## Aim of the exercise
Retype each line of the material exactly, please, skipping any picture in it.

━━━━

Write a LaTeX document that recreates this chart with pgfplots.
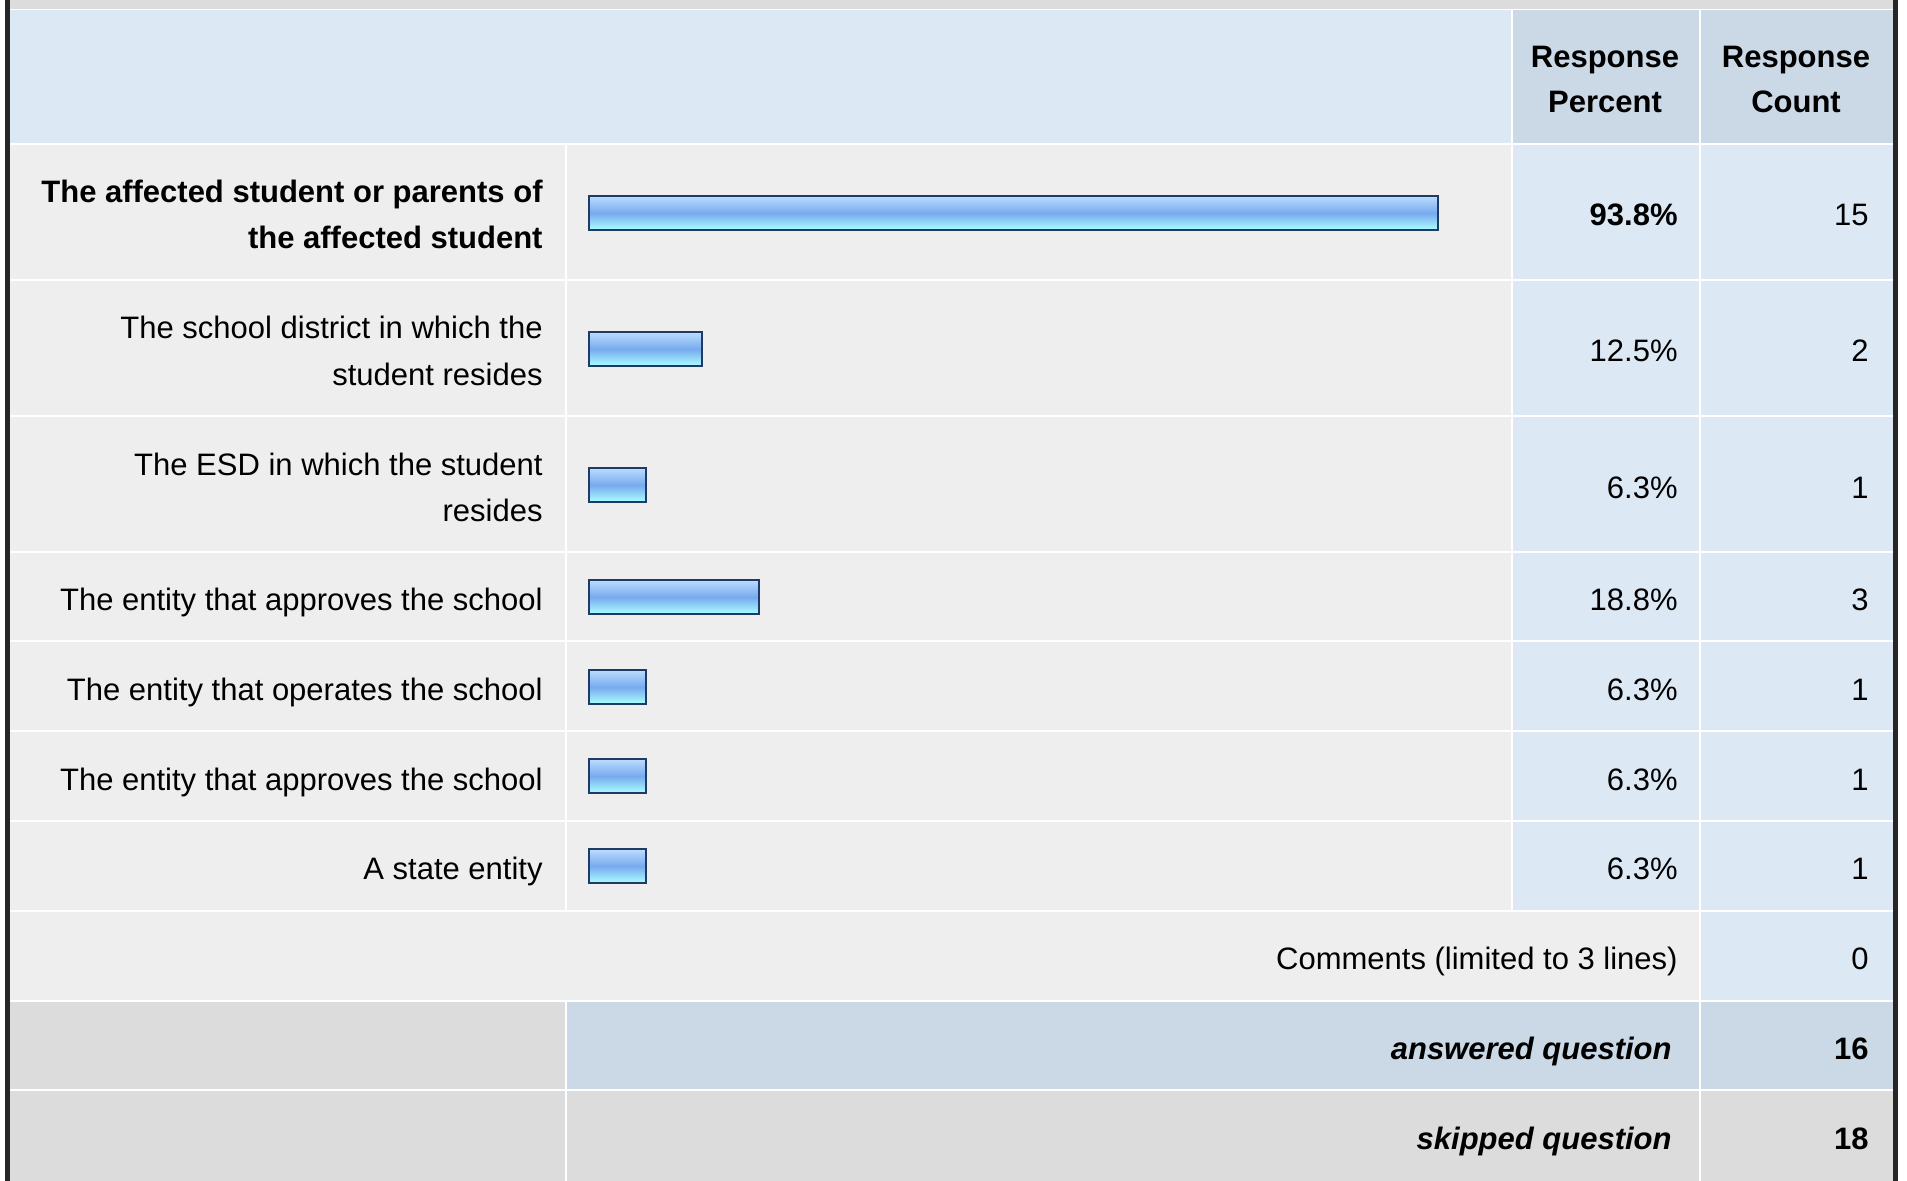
\documentclass[border=0pt]{standalone}
\usepackage{pgfplots}
\pgfplotsset{compat=1.18}
\usepackage{fontspec}
\setmainfont{Liberation Sans}
\definecolor{hdr}{HTML}{DDE8F5}
\definecolor{hdrd}{HTML}{CBD8E6}
\definecolor{cellg}{HTML}{EEEEEE}
\definecolor{darkg}{HTML}{DCDCDC}
\definecolor{navy}{HTML}{1F3A64}
\definecolor{btop}{HTML}{BBDDFF}
\definecolor{bmid}{HTML}{77AAEE}
\definecolor{bbot}{HTML}{AAFFFF}
\newcommand{\cell}[5]{\fill[#5] (#1+1.3,#3+1.3) rectangle (#2-1.3,#4-1.3);}
\newcommand{\f}{\fontsize{15.5}{23}\selectfont}
\begin{document}
\begin{tikzpicture}[x=0.5pt,y=-0.5pt]
\useasboundingbox (0,0) rectangle (1907,1181);
\fill[white] (0,0) rectangle (1907,1181);
\fill[darkg] (9,0) rectangle (1894,9.5);
% header
\cell{9}{1512}{9}{144}{hdr}
\cell{1512}{1700}{9}{144}{hdrd}
\cell{1700}{1894}{9}{144}{hdrd}
% data rows
\foreach \a/\b in {144/280,280/416,416/552,552/641,641/731,731/821,821/911}{
  \cell{9}{566}{\a}{\b}{cellg}
  \cell{566}{1512}{\a}{\b}{cellg}
  \cell{1512}{1700}{\a}{\b}{hdr}
  \cell{1700}{1894}{\a}{\b}{hdr}
}
% comments
\cell{9}{1700}{911}{1001}{cellg}
\cell{1700}{1894}{911}{1001}{hdr}
% answered
\cell{9}{566}{1001}{1090}{darkg}
\cell{566}{1700}{1001}{1090}{hdrd}
\cell{1700}{1894}{1001}{1090}{hdrd}
% skipped
\cell{9}{566}{1090}{1183}{darkg}
\cell{566}{1700}{1090}{1183}{darkg}
\cell{1700}{1894}{1090}{1183}{darkg}
% borders
\fill[black!85] (5,0) rectangle (9.5,1181);
\fill[black!85] (1893,0) rectangle (1897.5,1181);

\begin{axis}[at={(294.5pt,0pt)}, anchor=north west, scale only axis,
  width=452.5pt, height=590.5pt, xmin=0, xmax=100, ymin=0, ymax=1181,
  y dir=reverse, hide axis, clip=false, xbar, bar width=17pt]
\addplot[/pgf/bar shift=0pt, draw=navy, line width=1pt, top color=btop, bottom color=bbot, middle color=bmid] coordinates {(93.8,213)};
\addplot[/pgf/bar shift=0pt, draw=navy, line width=1pt, top color=btop, bottom color=bbot, middle color=bmid] coordinates {(12.5,349)};
\addplot[/pgf/bar shift=0pt, draw=navy, line width=1pt, top color=btop, bottom color=bbot, middle color=bmid] coordinates {(6.3,485)};
\addplot[/pgf/bar shift=0pt, draw=navy, line width=1pt, top color=btop, bottom color=bbot, middle color=bmid] coordinates {(18.8,597)};
\addplot[/pgf/bar shift=0pt, draw=navy, line width=1pt, top color=btop, bottom color=bbot, middle color=bmid] coordinates {(6.3,687)};
\addplot[/pgf/bar shift=0pt, draw=navy, line width=1pt, top color=btop, bottom color=bbot, middle color=bmid] coordinates {(6.3,776)};
\addplot[/pgf/bar shift=0pt, draw=navy, line width=1pt, top color=btop, bottom color=bbot, middle color=bmid] coordinates {(6.3,866)};
\end{axis}

% header text
\begin{scope}[every node/.style={inner sep=0pt, font=\f}]
\node[anchor=base, font=\f\bfseries] at (1605,68) {Response};
\node[anchor=base, font=\f\bfseries] at (1605,113) {Percent};
\node[anchor=base, font=\f\bfseries] at (1796,68) {Response};
\node[anchor=base, font=\f\bfseries] at (1796,113) {Count};
% labels
\node[anchor=base east, font=\f\bfseries] at (543,203) {The affected student or parents of};
\node[anchor=base east, font=\f\bfseries] at (543,249) {the affected student};
\node[anchor=base east] at (543,339) {The school district in which the};
\node[anchor=base east] at (543,386) {student resides};
\node[anchor=base east] at (543,476) {The ESD in which the student};
\node[anchor=base east] at (543,522) {resides};
\node[anchor=base east] at (543,611) {The entity that approves the school};
\node[anchor=base east] at (543,701) {The entity that operates the school};
\node[anchor=base east] at (543,791) {The entity that approves the school};
\node[anchor=base east] at (543,879) {A state entity};
% percents
\node[anchor=base east, font=\f\bfseries] at (1678,226) {93.8\%};
\node[anchor=base east] at (1678,362) {12.5\%};
\node[anchor=base east] at (1678,499) {6.3\%};
\node[anchor=base east] at (1678,611) {18.8\%};
\node[anchor=base east] at (1678,701) {6.3\%};
\node[anchor=base east] at (1678,791) {6.3\%};
\node[anchor=base east] at (1678,879) {6.3\%};
% counts
\node[anchor=base east] at (1869,226) {15};
\node[anchor=base east] at (1869,362) {2};
\node[anchor=base east] at (1869,499) {1};
\node[anchor=base east] at (1869,611) {3};
\node[anchor=base east] at (1869,701) {1};
\node[anchor=base east] at (1869,791) {1};
\node[anchor=base east] at (1869,879) {1};
% bottom rows
\node[anchor=base east] at (1678,969) {Comments (limited to 3 lines)};
\node[anchor=base east] at (1869,969) {0};
\node[anchor=base east, font=\f\bfseries\itshape] at (1672,1059) {answered question};
\node[anchor=base east, font=\f\bfseries] at (1869,1059) {16};
\node[anchor=base east, font=\f\bfseries\itshape] at (1672,1149) {skipped question};
\node[anchor=base east, font=\f\bfseries] at (1869,1149) {18};
\end{scope}
\end{tikzpicture}
\end{document}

━━━━

## Correct response
Write a LaTeX document that recreates this chart with pgfplots.
\documentclass[border=0pt]{standalone}
\usepackage{pgfplots}
\pgfplotsset{compat=1.18}
\usepackage{fontspec}
\setmainfont{Liberation Sans}
\definecolor{hdr}{HTML}{DDE8F5}
\definecolor{hdrd}{HTML}{CBD8E6}
\definecolor{cellg}{HTML}{EEEEEE}
\definecolor{darkg}{HTML}{DCDCDC}
\definecolor{navy}{HTML}{1F3A64}
\definecolor{btop}{HTML}{BBDDFF}
\definecolor{bmid}{HTML}{77AAEE}
\definecolor{bbot}{HTML}{AAFFFF}
\newcommand{\cell}[5]{\fill[#5] (#1+1.3,#3+1.3) rectangle (#2-1.3,#4-1.3);}
\newcommand{\f}{\fontsize{15.5}{23}\selectfont}
\begin{document}
\begin{tikzpicture}[x=0.5pt,y=-0.5pt]
\useasboundingbox (0,0) rectangle (1907,1181);
\fill[white] (0,0) rectangle (1907,1181);
\fill[darkg] (9,0) rectangle (1894,9.5);
% header
\cell{9}{1512}{9}{144}{hdr}
\cell{1512}{1700}{9}{144}{hdrd}
\cell{1700}{1894}{9}{144}{hdrd}
% data rows
\foreach \a/\b in {144/280,280/416,416/552,552/641,641/731,731/821,821/911}{
  \cell{9}{566}{\a}{\b}{cellg}
  \cell{566}{1512}{\a}{\b}{cellg}
  \cell{1512}{1700}{\a}{\b}{hdr}
  \cell{1700}{1894}{\a}{\b}{hdr}
}
% comments
\cell{9}{1700}{911}{1001}{cellg}
\cell{1700}{1894}{911}{1001}{hdr}
% answered
\cell{9}{566}{1001}{1090}{darkg}
\cell{566}{1700}{1001}{1090}{hdrd}
\cell{1700}{1894}{1001}{1090}{hdrd}
% skipped
\cell{9}{566}{1090}{1183}{darkg}
\cell{566}{1700}{1090}{1183}{darkg}
\cell{1700}{1894}{1090}{1183}{darkg}
% borders
\fill[black!85] (5,0) rectangle (9.5,1181);
\fill[black!85] (1893,0) rectangle (1897.5,1181);

\begin{axis}[at={(294.5pt,0pt)}, anchor=north west, scale only axis,
  width=452.5pt, height=590.5pt, xmin=0, xmax=100, ymin=0, ymax=1181,
  y dir=reverse, hide axis, clip=false, xbar, bar width=17pt]
\addplot[/pgf/bar shift=0pt, draw=navy, line width=1pt, top color=btop, bottom color=bbot, middle color=bmid] coordinates {(93.8,213)};
\addplot[/pgf/bar shift=0pt, draw=navy, line width=1pt, top color=btop, bottom color=bbot, middle color=bmid] coordinates {(12.5,349)};
\addplot[/pgf/bar shift=0pt, draw=navy, line width=1pt, top color=btop, bottom color=bbot, middle color=bmid] coordinates {(6.3,485)};
\addplot[/pgf/bar shift=0pt, draw=navy, line width=1pt, top color=btop, bottom color=bbot, middle color=bmid] coordinates {(18.8,597)};
\addplot[/pgf/bar shift=0pt, draw=navy, line width=1pt, top color=btop, bottom color=bbot, middle color=bmid] coordinates {(6.3,687)};
\addplot[/pgf/bar shift=0pt, draw=navy, line width=1pt, top color=btop, bottom color=bbot, middle color=bmid] coordinates {(6.3,776)};
\addplot[/pgf/bar shift=0pt, draw=navy, line width=1pt, top color=btop, bottom color=bbot, middle color=bmid] coordinates {(6.3,866)};
\end{axis}

% header text
\begin{scope}[every node/.style={inner sep=0pt, font=\f}]
\node[anchor=base, font=\f\bfseries] at (1605,68) {Response};
\node[anchor=base, font=\f\bfseries] at (1605,113) {Percent};
\node[anchor=base, font=\f\bfseries] at (1796,68) {Response};
\node[anchor=base, font=\f\bfseries] at (1796,113) {Count};
% labels
\node[anchor=base east, font=\f\bfseries] at (543,203) {The affected student or parents of};
\node[anchor=base east, font=\f\bfseries] at (543,249) {the affected student};
\node[anchor=base east] at (543,339) {The school district in which the};
\node[anchor=base east] at (543,386) {student resides};
\node[anchor=base east] at (543,476) {The ESD in which the student};
\node[anchor=base east] at (543,522) {resides};
\node[anchor=base east] at (543,611) {The entity that approves the school};
\node[anchor=base east] at (543,701) {The entity that operates the school};
\node[anchor=base east] at (543,791) {The entity that approves the school};
\node[anchor=base east] at (543,879) {A state entity};
% percents
\node[anchor=base east, font=\f\bfseries] at (1678,226) {93.8\%};
\node[anchor=base east] at (1678,362) {12.5\%};
\node[anchor=base east] at (1678,499) {6.3\%};
\node[anchor=base east] at (1678,611) {18.8\%};
\node[anchor=base east] at (1678,701) {6.3\%};
\node[anchor=base east] at (1678,791) {6.3\%};
\node[anchor=base east] at (1678,879) {6.3\%};
% counts
\node[anchor=base east] at (1869,226) {15};
\node[anchor=base east] at (1869,362) {2};
\node[anchor=base east] at (1869,499) {1};
\node[anchor=base east] at (1869,611) {3};
\node[anchor=base east] at (1869,701) {1};
\node[anchor=base east] at (1869,791) {1};
\node[anchor=base east] at (1869,879) {1};
% bottom rows
\node[anchor=base east] at (1678,969) {Comments (limited to 3 lines)};
\node[anchor=base east] at (1869,969) {0};
\node[anchor=base east, font=\f\bfseries\itshape] at (1672,1059) {answered question};
\node[anchor=base east, font=\f\bfseries] at (1869,1059) {16};
\node[anchor=base east, font=\f\bfseries\itshape] at (1672,1149) {skipped question};
\node[anchor=base east, font=\f\bfseries] at (1869,1149) {18};
\end{scope}
\end{tikzpicture}
\end{document}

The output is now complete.